INFORMATION SHOWN -
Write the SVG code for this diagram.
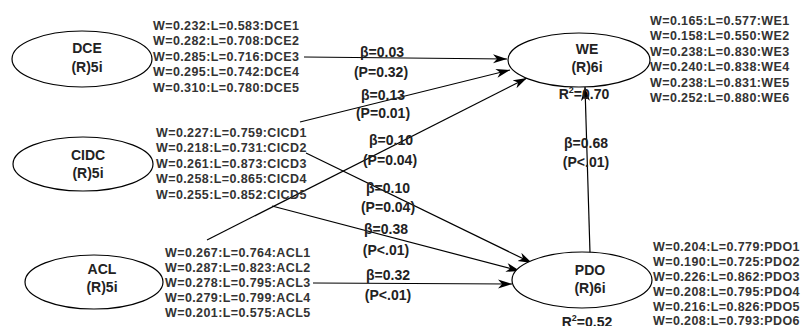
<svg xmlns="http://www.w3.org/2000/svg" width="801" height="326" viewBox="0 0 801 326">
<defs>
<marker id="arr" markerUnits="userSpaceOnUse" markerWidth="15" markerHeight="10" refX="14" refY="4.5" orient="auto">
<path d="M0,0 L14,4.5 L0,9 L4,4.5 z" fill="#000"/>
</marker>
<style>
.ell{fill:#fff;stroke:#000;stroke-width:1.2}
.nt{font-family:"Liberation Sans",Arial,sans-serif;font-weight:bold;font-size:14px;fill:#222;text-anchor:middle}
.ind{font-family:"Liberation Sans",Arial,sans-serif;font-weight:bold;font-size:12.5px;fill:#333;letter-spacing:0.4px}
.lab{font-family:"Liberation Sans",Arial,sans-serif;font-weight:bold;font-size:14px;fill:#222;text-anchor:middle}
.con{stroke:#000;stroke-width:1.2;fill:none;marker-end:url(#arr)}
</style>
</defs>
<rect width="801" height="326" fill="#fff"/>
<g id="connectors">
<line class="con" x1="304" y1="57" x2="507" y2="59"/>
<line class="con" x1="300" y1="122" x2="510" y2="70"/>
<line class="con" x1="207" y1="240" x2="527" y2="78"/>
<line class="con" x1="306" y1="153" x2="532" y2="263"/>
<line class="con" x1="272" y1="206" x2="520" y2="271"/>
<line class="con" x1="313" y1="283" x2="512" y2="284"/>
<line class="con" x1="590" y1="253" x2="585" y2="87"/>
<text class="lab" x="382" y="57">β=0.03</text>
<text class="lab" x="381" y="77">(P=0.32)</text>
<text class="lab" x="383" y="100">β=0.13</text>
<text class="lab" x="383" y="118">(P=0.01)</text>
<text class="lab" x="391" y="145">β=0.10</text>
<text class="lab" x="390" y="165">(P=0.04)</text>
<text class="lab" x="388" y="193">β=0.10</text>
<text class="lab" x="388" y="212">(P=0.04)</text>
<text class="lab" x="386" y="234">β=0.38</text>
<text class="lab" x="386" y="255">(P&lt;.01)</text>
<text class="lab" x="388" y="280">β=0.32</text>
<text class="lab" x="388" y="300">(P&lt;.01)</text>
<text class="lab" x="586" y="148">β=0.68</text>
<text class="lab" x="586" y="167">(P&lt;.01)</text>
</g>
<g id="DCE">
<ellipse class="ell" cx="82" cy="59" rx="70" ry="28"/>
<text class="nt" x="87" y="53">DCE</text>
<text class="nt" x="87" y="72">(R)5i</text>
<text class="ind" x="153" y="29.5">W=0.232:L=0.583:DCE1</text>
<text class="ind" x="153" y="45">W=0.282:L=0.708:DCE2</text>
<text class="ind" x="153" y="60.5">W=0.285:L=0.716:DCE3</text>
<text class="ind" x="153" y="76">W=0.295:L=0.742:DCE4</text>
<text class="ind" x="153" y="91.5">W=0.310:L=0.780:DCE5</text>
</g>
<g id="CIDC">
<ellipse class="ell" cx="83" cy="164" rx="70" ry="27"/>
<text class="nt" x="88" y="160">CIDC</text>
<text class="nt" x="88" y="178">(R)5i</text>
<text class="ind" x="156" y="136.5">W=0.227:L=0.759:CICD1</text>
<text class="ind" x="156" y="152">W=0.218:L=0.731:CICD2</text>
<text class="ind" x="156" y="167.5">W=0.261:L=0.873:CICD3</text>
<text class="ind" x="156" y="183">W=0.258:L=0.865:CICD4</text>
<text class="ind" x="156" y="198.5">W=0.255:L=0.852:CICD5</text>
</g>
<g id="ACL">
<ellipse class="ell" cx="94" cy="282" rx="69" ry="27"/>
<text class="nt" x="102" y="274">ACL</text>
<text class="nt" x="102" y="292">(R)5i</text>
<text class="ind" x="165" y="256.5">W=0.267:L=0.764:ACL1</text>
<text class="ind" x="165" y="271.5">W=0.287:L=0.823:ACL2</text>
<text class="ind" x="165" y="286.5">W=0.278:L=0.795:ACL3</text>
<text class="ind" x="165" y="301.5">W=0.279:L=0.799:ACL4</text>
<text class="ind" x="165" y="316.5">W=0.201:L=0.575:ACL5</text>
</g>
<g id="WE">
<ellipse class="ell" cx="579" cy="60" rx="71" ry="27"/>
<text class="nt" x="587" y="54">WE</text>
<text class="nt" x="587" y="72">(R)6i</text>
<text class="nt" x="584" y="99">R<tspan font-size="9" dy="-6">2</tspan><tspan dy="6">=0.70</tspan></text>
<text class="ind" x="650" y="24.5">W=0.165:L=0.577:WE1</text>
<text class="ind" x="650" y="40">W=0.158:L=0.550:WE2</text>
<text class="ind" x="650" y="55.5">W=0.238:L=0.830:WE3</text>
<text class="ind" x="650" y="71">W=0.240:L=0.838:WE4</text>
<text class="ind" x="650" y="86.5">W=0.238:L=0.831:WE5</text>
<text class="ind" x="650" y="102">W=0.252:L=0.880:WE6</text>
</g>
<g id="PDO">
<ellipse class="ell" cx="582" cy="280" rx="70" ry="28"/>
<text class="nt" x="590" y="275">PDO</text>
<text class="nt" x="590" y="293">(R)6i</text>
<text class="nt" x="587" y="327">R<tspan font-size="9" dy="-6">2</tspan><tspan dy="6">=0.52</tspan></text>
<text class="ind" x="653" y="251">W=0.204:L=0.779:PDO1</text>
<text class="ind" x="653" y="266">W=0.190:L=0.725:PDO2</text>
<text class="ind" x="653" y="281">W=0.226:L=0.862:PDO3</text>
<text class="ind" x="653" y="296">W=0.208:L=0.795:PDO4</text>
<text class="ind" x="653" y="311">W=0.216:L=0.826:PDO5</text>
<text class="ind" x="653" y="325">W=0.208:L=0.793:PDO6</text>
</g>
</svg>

TASK STATEMENT - Leave out the pictures and transcribe everything else exactly.

FINAL ANSWER -
Write the SVG code for this diagram.
<svg xmlns="http://www.w3.org/2000/svg" width="801" height="326" viewBox="0 0 801 326">
<defs>
<marker id="arr" markerUnits="userSpaceOnUse" markerWidth="15" markerHeight="10" refX="14" refY="4.5" orient="auto">
<path d="M0,0 L14,4.5 L0,9 L4,4.5 z" fill="#000"/>
</marker>
<style>
.ell{fill:#fff;stroke:#000;stroke-width:1.2}
.nt{font-family:"Liberation Sans",Arial,sans-serif;font-weight:bold;font-size:14px;fill:#222;text-anchor:middle}
.ind{font-family:"Liberation Sans",Arial,sans-serif;font-weight:bold;font-size:12.5px;fill:#333;letter-spacing:0.4px}
.lab{font-family:"Liberation Sans",Arial,sans-serif;font-weight:bold;font-size:14px;fill:#222;text-anchor:middle}
.con{stroke:#000;stroke-width:1.2;fill:none;marker-end:url(#arr)}
</style>
</defs>
<rect width="801" height="326" fill="#fff"/>
<g id="connectors">
<line class="con" x1="304" y1="57" x2="507" y2="59"/>
<line class="con" x1="300" y1="122" x2="510" y2="70"/>
<line class="con" x1="207" y1="240" x2="527" y2="78"/>
<line class="con" x1="306" y1="153" x2="532" y2="263"/>
<line class="con" x1="272" y1="206" x2="520" y2="271"/>
<line class="con" x1="313" y1="283" x2="512" y2="284"/>
<line class="con" x1="590" y1="253" x2="585" y2="87"/>
<text class="lab" x="382" y="57">β=0.03</text>
<text class="lab" x="381" y="77">(P=0.32)</text>
<text class="lab" x="383" y="100">β=0.13</text>
<text class="lab" x="383" y="118">(P=0.01)</text>
<text class="lab" x="391" y="145">β=0.10</text>
<text class="lab" x="390" y="165">(P=0.04)</text>
<text class="lab" x="388" y="193">β=0.10</text>
<text class="lab" x="388" y="212">(P=0.04)</text>
<text class="lab" x="386" y="234">β=0.38</text>
<text class="lab" x="386" y="255">(P&lt;.01)</text>
<text class="lab" x="388" y="280">β=0.32</text>
<text class="lab" x="388" y="300">(P&lt;.01)</text>
<text class="lab" x="586" y="148">β=0.68</text>
<text class="lab" x="586" y="167">(P&lt;.01)</text>
</g>
<g id="DCE">
<ellipse class="ell" cx="82" cy="59" rx="70" ry="28"/>
<text class="nt" x="87" y="53">DCE</text>
<text class="nt" x="87" y="72">(R)5i</text>
<text class="ind" x="153" y="29.5">W=0.232:L=0.583:DCE1</text>
<text class="ind" x="153" y="45">W=0.282:L=0.708:DCE2</text>
<text class="ind" x="153" y="60.5">W=0.285:L=0.716:DCE3</text>
<text class="ind" x="153" y="76">W=0.295:L=0.742:DCE4</text>
<text class="ind" x="153" y="91.5">W=0.310:L=0.780:DCE5</text>
</g>
<g id="CIDC">
<ellipse class="ell" cx="83" cy="164" rx="70" ry="27"/>
<text class="nt" x="88" y="160">CIDC</text>
<text class="nt" x="88" y="178">(R)5i</text>
<text class="ind" x="156" y="136.5">W=0.227:L=0.759:CICD1</text>
<text class="ind" x="156" y="152">W=0.218:L=0.731:CICD2</text>
<text class="ind" x="156" y="167.5">W=0.261:L=0.873:CICD3</text>
<text class="ind" x="156" y="183">W=0.258:L=0.865:CICD4</text>
<text class="ind" x="156" y="198.5">W=0.255:L=0.852:CICD5</text>
</g>
<g id="ACL">
<ellipse class="ell" cx="94" cy="282" rx="69" ry="27"/>
<text class="nt" x="102" y="274">ACL</text>
<text class="nt" x="102" y="292">(R)5i</text>
<text class="ind" x="165" y="256.5">W=0.267:L=0.764:ACL1</text>
<text class="ind" x="165" y="271.5">W=0.287:L=0.823:ACL2</text>
<text class="ind" x="165" y="286.5">W=0.278:L=0.795:ACL3</text>
<text class="ind" x="165" y="301.5">W=0.279:L=0.799:ACL4</text>
<text class="ind" x="165" y="316.5">W=0.201:L=0.575:ACL5</text>
</g>
<g id="WE">
<ellipse class="ell" cx="579" cy="60" rx="71" ry="27"/>
<text class="nt" x="587" y="54">WE</text>
<text class="nt" x="587" y="72">(R)6i</text>
<text class="nt" x="584" y="99">R<tspan font-size="9" dy="-6">2</tspan><tspan dy="6">=0.70</tspan></text>
<text class="ind" x="650" y="24.5">W=0.165:L=0.577:WE1</text>
<text class="ind" x="650" y="40">W=0.158:L=0.550:WE2</text>
<text class="ind" x="650" y="55.5">W=0.238:L=0.830:WE3</text>
<text class="ind" x="650" y="71">W=0.240:L=0.838:WE4</text>
<text class="ind" x="650" y="86.5">W=0.238:L=0.831:WE5</text>
<text class="ind" x="650" y="102">W=0.252:L=0.880:WE6</text>
</g>
<g id="PDO">
<ellipse class="ell" cx="582" cy="280" rx="70" ry="28"/>
<text class="nt" x="590" y="275">PDO</text>
<text class="nt" x="590" y="293">(R)6i</text>
<text class="nt" x="587" y="327">R<tspan font-size="9" dy="-6">2</tspan><tspan dy="6">=0.52</tspan></text>
<text class="ind" x="653" y="251">W=0.204:L=0.779:PDO1</text>
<text class="ind" x="653" y="266">W=0.190:L=0.725:PDO2</text>
<text class="ind" x="653" y="281">W=0.226:L=0.862:PDO3</text>
<text class="ind" x="653" y="296">W=0.208:L=0.795:PDO4</text>
<text class="ind" x="653" y="311">W=0.216:L=0.826:PDO5</text>
<text class="ind" x="653" y="325">W=0.208:L=0.793:PDO6</text>
</g>
</svg>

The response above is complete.